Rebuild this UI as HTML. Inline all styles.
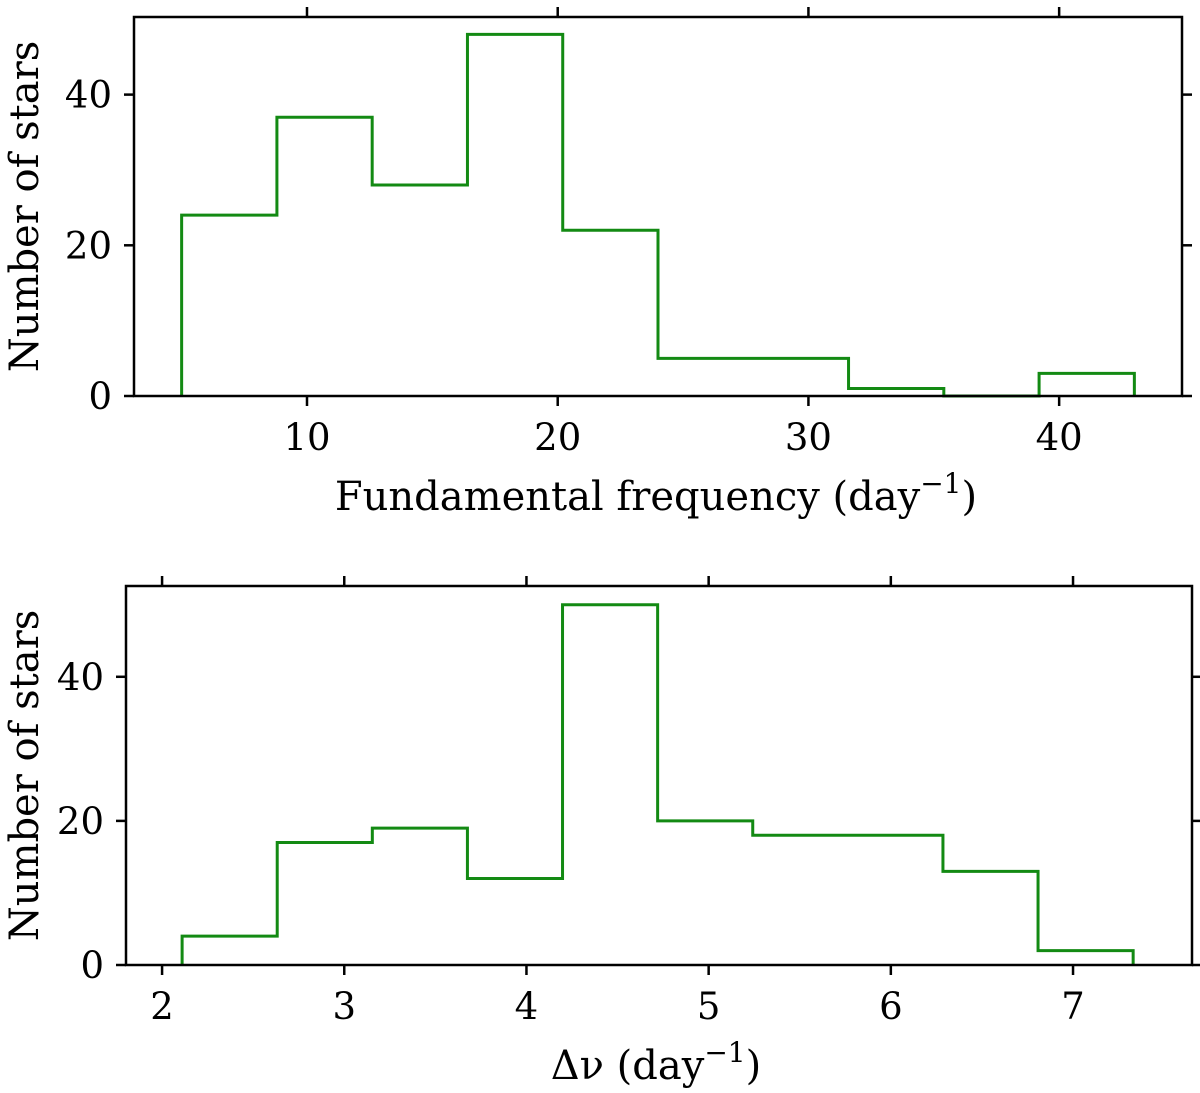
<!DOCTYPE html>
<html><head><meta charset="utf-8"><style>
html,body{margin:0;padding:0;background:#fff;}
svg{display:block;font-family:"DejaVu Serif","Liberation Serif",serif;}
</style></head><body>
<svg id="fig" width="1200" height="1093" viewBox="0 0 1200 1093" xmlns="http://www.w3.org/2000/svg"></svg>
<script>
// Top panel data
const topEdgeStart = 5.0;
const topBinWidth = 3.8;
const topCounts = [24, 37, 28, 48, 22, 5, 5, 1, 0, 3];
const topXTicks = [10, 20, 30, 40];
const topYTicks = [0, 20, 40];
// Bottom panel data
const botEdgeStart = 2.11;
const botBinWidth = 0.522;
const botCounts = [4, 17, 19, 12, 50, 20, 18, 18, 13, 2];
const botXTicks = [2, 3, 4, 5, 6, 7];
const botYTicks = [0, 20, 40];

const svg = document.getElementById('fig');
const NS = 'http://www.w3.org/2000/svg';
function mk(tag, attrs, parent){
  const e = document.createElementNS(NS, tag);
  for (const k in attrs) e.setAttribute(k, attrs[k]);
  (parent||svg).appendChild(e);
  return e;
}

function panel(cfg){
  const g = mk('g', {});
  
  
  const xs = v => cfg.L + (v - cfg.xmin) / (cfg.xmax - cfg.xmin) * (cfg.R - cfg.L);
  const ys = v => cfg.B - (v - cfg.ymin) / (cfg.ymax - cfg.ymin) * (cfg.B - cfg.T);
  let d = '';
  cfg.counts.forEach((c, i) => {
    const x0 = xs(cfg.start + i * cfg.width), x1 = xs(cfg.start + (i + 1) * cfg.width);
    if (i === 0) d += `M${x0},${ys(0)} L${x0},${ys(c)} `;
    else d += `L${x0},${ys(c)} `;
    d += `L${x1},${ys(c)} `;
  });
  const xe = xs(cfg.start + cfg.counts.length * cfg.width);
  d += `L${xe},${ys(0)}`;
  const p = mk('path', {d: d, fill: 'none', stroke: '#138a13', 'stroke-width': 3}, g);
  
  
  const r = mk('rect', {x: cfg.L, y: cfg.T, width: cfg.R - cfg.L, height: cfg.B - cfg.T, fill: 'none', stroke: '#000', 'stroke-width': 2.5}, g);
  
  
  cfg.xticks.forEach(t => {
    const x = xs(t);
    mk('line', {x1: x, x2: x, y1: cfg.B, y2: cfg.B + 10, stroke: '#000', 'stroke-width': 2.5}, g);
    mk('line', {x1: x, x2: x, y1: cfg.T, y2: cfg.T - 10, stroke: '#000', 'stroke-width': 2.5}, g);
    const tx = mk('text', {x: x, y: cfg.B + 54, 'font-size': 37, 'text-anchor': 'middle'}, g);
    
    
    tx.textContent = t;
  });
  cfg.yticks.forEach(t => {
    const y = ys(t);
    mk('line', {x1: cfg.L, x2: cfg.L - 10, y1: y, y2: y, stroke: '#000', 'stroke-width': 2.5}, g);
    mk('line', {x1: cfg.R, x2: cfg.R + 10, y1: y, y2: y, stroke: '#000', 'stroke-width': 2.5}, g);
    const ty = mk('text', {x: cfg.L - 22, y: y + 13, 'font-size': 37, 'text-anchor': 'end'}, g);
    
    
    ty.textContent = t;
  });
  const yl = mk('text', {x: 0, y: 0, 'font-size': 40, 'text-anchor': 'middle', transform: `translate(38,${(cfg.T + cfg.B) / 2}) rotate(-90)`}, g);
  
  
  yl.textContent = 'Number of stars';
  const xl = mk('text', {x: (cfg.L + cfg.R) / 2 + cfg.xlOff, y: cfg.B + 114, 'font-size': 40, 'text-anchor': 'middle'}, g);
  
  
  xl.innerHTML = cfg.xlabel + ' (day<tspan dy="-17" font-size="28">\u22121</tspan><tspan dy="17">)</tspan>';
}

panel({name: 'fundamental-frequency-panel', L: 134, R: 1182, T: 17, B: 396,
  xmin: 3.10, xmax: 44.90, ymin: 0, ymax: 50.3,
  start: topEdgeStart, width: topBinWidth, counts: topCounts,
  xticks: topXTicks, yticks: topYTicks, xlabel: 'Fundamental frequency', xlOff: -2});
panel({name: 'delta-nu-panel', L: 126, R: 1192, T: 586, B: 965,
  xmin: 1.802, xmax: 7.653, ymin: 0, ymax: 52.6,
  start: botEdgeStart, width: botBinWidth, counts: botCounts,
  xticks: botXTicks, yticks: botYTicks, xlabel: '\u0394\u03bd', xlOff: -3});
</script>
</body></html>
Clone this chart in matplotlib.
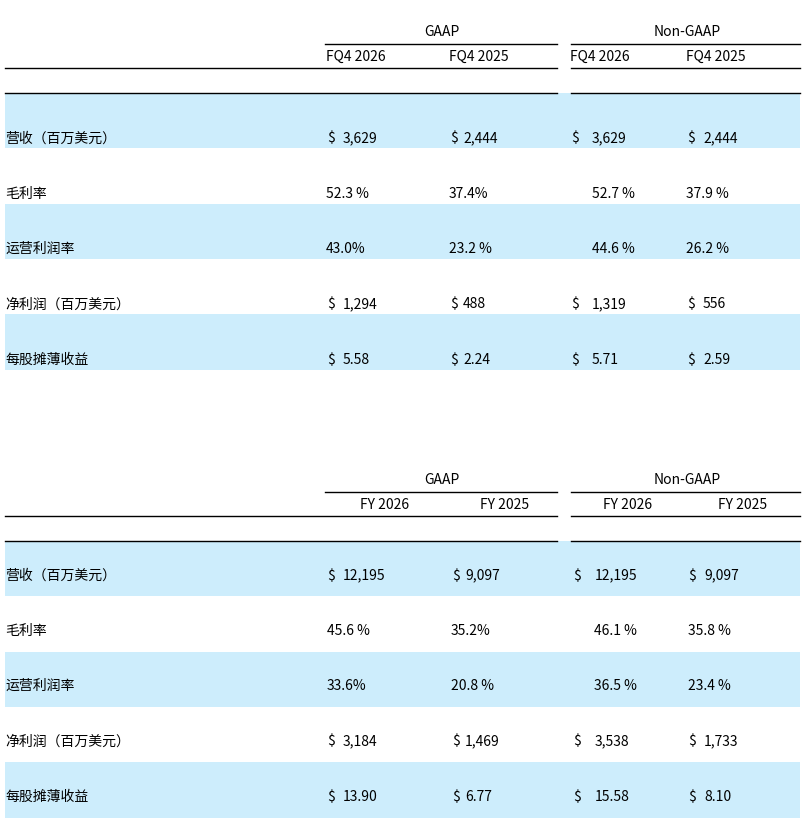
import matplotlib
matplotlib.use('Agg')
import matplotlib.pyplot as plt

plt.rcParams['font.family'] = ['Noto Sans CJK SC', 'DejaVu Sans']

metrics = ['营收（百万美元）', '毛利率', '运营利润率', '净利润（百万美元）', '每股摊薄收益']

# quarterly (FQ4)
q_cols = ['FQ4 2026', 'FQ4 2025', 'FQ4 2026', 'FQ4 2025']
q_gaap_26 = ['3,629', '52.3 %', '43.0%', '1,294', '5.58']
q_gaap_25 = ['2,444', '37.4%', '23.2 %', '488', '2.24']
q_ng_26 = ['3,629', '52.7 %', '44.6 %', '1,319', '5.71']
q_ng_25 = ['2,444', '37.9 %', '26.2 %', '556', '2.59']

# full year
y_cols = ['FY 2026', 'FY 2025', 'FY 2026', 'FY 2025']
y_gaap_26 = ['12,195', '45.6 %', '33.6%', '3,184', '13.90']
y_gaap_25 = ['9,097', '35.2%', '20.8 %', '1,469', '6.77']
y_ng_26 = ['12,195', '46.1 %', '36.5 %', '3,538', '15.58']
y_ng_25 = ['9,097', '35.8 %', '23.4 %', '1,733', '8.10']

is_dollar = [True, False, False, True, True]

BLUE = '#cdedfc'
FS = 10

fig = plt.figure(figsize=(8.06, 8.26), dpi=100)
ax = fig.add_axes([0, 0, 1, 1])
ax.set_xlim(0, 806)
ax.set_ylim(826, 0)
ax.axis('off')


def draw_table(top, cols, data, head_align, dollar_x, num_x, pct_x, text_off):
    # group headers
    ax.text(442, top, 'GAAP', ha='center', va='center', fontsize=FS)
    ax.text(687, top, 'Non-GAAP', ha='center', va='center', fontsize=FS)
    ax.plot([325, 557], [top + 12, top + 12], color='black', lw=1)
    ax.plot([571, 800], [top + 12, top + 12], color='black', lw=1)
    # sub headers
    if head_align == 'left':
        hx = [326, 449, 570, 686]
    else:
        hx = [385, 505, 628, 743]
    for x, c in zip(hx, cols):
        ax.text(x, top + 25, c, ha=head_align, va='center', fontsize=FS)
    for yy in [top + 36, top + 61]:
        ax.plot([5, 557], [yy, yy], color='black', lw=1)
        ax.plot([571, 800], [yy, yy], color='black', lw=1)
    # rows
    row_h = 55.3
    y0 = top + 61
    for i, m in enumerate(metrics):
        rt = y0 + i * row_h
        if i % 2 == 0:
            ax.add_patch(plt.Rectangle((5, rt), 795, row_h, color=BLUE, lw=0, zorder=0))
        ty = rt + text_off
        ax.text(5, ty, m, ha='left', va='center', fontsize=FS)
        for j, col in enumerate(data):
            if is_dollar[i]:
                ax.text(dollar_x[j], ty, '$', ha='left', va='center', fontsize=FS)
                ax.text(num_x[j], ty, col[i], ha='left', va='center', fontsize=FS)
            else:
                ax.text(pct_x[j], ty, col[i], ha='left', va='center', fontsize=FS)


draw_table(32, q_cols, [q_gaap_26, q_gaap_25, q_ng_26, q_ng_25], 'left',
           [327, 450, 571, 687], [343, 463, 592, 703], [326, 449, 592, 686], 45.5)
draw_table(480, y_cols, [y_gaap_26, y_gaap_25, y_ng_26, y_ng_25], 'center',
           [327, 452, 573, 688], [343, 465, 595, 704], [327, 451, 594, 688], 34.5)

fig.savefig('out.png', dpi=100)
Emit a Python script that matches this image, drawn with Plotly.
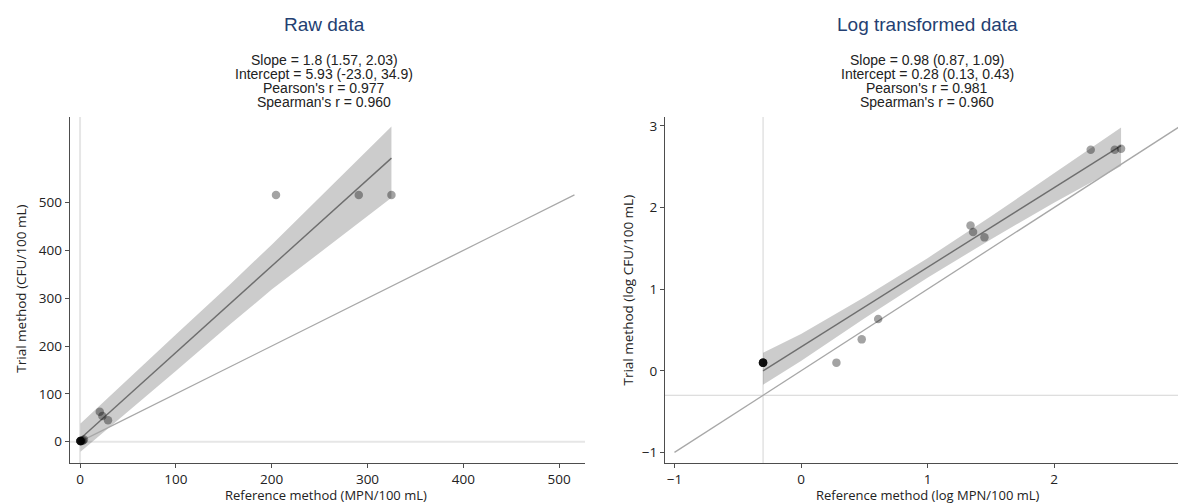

▶ [WHAT IS ASKED]:
Using the records above, say how many lines include the string "matplotlib". Only the number is wanted.

▶ [ANSWER TO THE EXERCISE]:
4